# Directive
In the data below, locate the line containing "Write the matplotlib code for this chart." and the line containing "plt.rcParams['mathtext.default'] = 'regular'", then retype both and everything between them exactly. Pictures are not part of the copy.

[Records with drawing code]
************
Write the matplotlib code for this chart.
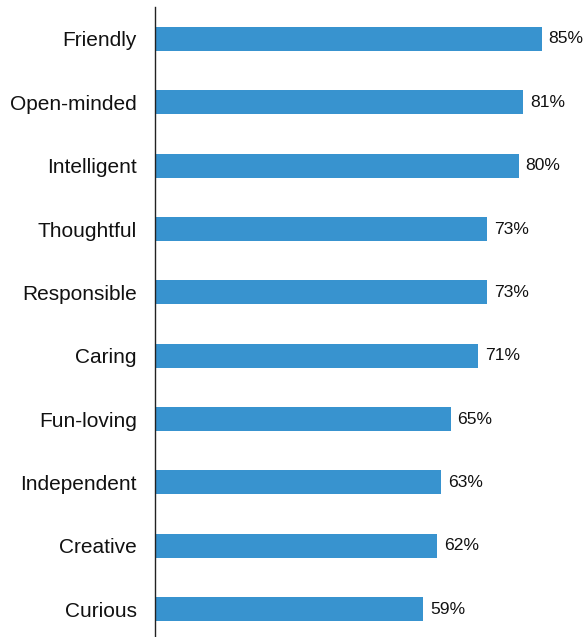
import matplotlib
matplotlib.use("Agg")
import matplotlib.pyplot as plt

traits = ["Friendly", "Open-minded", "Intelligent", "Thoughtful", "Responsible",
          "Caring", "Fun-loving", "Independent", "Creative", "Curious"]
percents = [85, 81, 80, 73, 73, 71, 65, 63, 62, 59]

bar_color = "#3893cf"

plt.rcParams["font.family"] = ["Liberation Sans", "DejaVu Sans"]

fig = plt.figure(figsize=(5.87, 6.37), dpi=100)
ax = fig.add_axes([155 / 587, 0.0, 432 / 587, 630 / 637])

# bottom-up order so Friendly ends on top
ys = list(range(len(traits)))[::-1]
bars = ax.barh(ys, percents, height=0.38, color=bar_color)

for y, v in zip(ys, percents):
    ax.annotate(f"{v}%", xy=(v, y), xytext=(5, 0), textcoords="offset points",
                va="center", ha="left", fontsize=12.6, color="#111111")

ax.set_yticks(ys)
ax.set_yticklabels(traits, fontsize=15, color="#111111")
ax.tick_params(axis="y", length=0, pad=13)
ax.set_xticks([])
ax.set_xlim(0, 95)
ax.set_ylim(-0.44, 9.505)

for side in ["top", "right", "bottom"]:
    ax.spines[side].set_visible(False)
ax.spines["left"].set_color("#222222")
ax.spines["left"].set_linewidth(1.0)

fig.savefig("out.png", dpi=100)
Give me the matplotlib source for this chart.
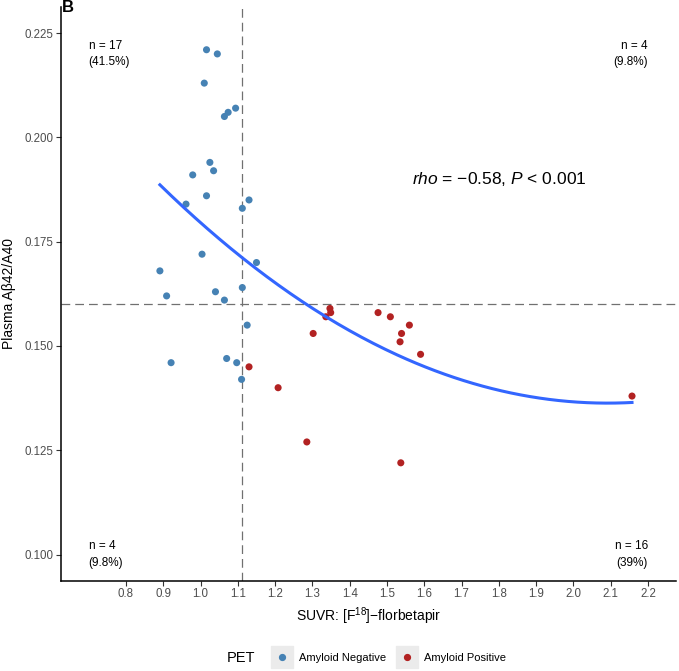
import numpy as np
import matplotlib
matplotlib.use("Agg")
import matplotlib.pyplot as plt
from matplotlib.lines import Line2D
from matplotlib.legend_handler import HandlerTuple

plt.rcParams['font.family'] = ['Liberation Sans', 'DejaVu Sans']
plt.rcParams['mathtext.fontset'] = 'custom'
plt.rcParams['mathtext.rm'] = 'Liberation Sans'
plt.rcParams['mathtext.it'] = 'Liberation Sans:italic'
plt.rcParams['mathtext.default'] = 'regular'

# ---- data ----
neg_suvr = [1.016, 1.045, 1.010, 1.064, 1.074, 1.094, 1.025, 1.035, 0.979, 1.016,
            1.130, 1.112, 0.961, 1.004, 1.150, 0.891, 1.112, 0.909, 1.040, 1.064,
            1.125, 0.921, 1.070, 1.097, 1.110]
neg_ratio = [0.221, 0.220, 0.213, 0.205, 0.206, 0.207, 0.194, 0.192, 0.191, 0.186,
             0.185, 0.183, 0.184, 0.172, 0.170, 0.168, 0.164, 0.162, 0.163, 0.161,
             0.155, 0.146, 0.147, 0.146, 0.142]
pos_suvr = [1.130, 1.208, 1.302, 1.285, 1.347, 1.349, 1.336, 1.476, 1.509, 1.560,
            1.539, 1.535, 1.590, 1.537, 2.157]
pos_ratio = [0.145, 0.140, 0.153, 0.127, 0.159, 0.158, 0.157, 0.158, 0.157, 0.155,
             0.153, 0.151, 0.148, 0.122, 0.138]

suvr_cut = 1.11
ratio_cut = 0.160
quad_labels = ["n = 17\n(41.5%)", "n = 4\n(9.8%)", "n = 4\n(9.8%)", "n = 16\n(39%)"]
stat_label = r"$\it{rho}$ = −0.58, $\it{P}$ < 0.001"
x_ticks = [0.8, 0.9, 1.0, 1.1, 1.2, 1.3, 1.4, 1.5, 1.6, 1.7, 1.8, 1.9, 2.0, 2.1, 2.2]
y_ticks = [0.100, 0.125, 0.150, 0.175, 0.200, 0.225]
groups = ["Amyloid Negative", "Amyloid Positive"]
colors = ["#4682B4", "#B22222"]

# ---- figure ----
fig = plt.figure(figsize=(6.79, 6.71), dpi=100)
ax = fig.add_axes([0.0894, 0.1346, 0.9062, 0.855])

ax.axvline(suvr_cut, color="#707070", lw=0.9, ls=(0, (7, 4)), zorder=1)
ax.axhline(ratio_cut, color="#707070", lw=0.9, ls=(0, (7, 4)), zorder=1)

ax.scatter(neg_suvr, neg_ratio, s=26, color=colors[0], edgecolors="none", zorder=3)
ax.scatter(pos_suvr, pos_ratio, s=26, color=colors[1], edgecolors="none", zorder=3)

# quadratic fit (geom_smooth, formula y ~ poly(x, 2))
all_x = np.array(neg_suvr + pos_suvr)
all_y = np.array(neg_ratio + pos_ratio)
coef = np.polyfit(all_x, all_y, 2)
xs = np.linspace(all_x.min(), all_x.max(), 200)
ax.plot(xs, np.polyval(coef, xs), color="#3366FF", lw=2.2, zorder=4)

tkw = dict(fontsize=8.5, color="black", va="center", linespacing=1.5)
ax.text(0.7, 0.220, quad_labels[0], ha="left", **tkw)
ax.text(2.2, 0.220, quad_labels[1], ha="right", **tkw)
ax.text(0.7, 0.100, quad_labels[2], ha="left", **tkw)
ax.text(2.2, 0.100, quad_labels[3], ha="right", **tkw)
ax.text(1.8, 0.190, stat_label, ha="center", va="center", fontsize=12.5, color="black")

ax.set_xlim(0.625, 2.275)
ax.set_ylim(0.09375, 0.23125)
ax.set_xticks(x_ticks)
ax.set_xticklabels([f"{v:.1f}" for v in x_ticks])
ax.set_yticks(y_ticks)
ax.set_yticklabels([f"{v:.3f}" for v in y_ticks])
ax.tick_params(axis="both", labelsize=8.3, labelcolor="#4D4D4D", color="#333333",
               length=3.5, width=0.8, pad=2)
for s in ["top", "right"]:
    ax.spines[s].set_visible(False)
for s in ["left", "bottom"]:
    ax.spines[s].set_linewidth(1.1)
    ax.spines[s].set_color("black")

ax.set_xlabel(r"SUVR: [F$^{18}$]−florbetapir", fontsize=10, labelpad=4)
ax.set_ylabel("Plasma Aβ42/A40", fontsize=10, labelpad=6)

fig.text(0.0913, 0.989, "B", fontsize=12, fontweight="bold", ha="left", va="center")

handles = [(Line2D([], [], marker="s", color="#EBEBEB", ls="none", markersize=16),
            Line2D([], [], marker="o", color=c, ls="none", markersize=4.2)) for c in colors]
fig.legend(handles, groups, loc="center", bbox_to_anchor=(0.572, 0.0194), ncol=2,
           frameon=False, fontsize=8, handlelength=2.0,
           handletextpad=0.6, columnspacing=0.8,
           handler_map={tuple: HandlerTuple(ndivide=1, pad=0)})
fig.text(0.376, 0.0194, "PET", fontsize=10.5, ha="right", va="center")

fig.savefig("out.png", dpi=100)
************
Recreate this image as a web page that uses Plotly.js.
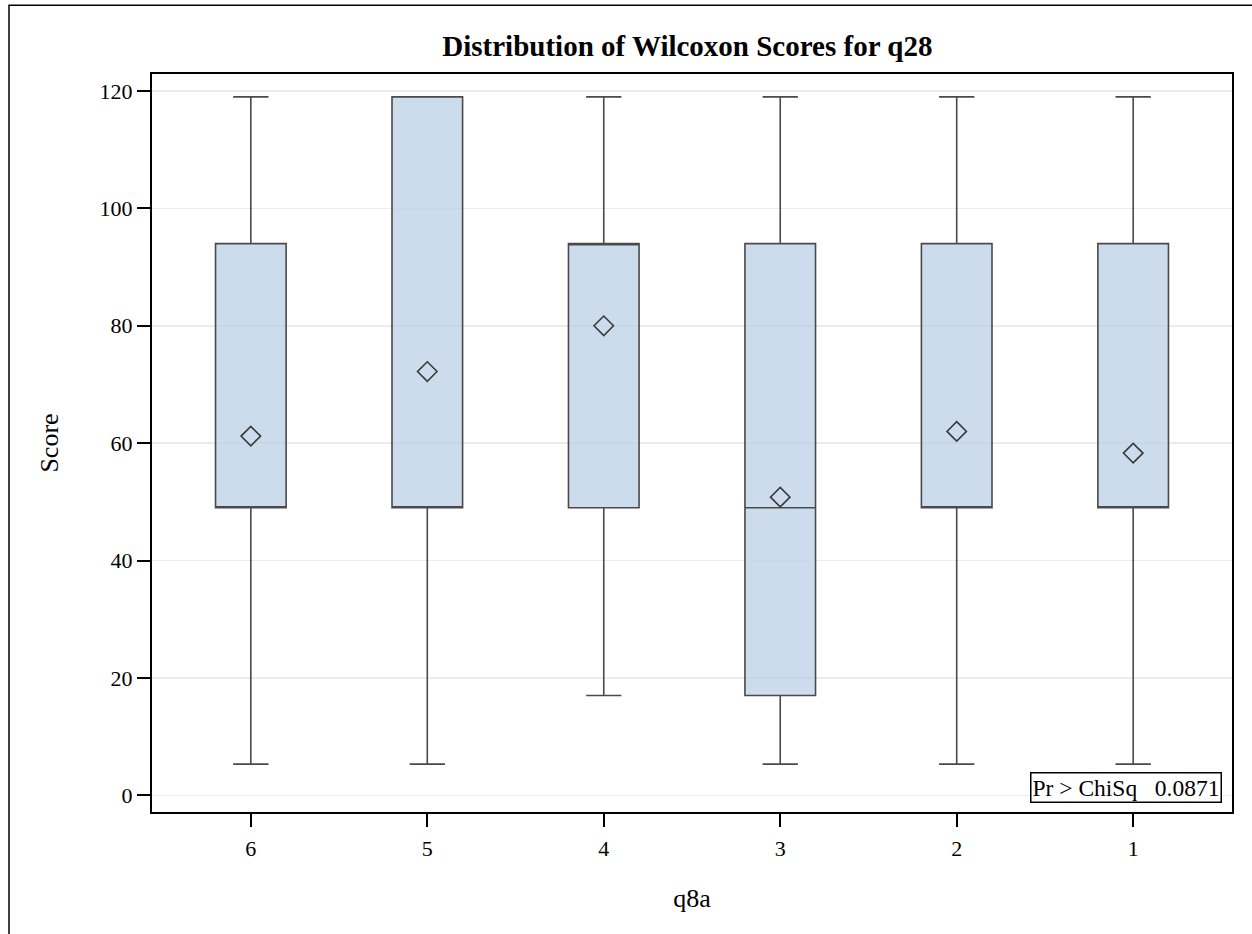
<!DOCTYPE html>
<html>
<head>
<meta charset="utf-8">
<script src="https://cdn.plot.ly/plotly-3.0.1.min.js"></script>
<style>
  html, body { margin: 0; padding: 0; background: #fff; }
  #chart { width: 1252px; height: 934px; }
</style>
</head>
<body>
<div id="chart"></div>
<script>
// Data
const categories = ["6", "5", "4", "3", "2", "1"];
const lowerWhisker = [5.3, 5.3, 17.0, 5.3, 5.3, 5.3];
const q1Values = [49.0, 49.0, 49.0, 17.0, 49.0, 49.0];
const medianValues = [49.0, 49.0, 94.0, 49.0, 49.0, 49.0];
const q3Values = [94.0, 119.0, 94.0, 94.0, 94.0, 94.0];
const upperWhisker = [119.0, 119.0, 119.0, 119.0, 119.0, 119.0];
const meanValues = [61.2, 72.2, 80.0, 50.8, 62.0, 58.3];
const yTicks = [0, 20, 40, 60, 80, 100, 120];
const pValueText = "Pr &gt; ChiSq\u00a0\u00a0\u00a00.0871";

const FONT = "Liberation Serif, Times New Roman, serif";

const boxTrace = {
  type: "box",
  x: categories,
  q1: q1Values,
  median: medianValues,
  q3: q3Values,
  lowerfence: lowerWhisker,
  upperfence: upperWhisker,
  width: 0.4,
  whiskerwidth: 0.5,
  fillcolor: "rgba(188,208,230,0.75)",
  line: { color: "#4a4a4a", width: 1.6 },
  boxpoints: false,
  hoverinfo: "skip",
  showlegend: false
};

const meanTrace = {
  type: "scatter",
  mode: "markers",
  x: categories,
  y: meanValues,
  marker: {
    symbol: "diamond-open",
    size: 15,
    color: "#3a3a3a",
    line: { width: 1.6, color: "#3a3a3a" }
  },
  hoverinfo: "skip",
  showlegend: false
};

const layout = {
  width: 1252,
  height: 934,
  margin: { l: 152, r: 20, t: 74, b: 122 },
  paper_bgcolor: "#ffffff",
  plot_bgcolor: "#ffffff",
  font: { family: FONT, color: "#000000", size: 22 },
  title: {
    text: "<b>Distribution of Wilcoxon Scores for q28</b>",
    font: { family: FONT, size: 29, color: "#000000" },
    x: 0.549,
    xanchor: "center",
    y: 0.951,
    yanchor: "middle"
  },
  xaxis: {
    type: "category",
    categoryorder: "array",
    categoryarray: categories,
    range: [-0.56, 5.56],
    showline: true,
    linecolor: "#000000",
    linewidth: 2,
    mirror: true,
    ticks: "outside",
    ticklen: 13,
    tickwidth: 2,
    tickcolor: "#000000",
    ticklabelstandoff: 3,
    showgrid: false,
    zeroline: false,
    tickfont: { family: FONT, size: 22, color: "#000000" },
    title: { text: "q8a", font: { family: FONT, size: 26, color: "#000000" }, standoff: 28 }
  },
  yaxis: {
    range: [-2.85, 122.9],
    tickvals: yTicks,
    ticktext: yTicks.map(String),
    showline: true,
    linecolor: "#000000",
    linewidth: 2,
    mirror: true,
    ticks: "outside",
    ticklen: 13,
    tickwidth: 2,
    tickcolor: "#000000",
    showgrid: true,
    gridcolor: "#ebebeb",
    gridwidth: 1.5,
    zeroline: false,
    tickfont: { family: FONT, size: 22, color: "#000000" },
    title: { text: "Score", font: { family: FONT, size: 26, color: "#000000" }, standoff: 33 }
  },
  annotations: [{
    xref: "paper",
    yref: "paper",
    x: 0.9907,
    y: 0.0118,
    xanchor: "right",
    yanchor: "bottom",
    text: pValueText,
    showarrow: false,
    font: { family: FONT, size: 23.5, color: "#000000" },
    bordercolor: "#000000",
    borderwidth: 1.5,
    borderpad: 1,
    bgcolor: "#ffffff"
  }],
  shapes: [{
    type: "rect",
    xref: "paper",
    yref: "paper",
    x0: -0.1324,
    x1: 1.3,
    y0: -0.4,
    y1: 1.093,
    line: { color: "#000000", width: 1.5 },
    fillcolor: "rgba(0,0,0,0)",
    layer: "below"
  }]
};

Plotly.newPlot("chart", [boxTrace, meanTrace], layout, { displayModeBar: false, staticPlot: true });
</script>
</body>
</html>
************
# Answer to the task
Write the matplotlib code for this chart.
import matplotlib
matplotlib.use("Agg")
import matplotlib.pyplot as plt

traits = ["Friendly", "Open-minded", "Intelligent", "Thoughtful", "Responsible",
          "Caring", "Fun-loving", "Independent", "Creative", "Curious"]
percents = [85, 81, 80, 73, 73, 71, 65, 63, 62, 59]

bar_color = "#3893cf"

plt.rcParams["font.family"] = ["Liberation Sans", "DejaVu Sans"]

fig = plt.figure(figsize=(5.87, 6.37), dpi=100)
ax = fig.add_axes([155 / 587, 0.0, 432 / 587, 630 / 637])

# bottom-up order so Friendly ends on top
ys = list(range(len(traits)))[::-1]
bars = ax.barh(ys, percents, height=0.38, color=bar_color)

for y, v in zip(ys, percents):
    ax.annotate(f"{v}%", xy=(v, y), xytext=(5, 0), textcoords="offset points",
                va="center", ha="left", fontsize=12.6, color="#111111")

ax.set_yticks(ys)
ax.set_yticklabels(traits, fontsize=15, color="#111111")
ax.tick_params(axis="y", length=0, pad=13)
ax.set_xticks([])
ax.set_xlim(0, 95)
ax.set_ylim(-0.44, 9.505)

for side in ["top", "right", "bottom"]:
    ax.spines[side].set_visible(False)
ax.spines["left"].set_color("#222222")
ax.spines["left"].set_linewidth(1.0)

fig.savefig("out.png", dpi=100)
Give me the matplotlib source for this chart.
import numpy as np
import matplotlib
matplotlib.use("Agg")
import matplotlib.pyplot as plt
from matplotlib.lines import Line2D
from matplotlib.legend_handler import HandlerTuple

plt.rcParams['font.family'] = ['Liberation Sans', 'DejaVu Sans']
plt.rcParams['mathtext.fontset'] = 'custom'
plt.rcParams['mathtext.rm'] = 'Liberation Sans'
plt.rcParams['mathtext.it'] = 'Liberation Sans:italic'
plt.rcParams['mathtext.default'] = 'regular'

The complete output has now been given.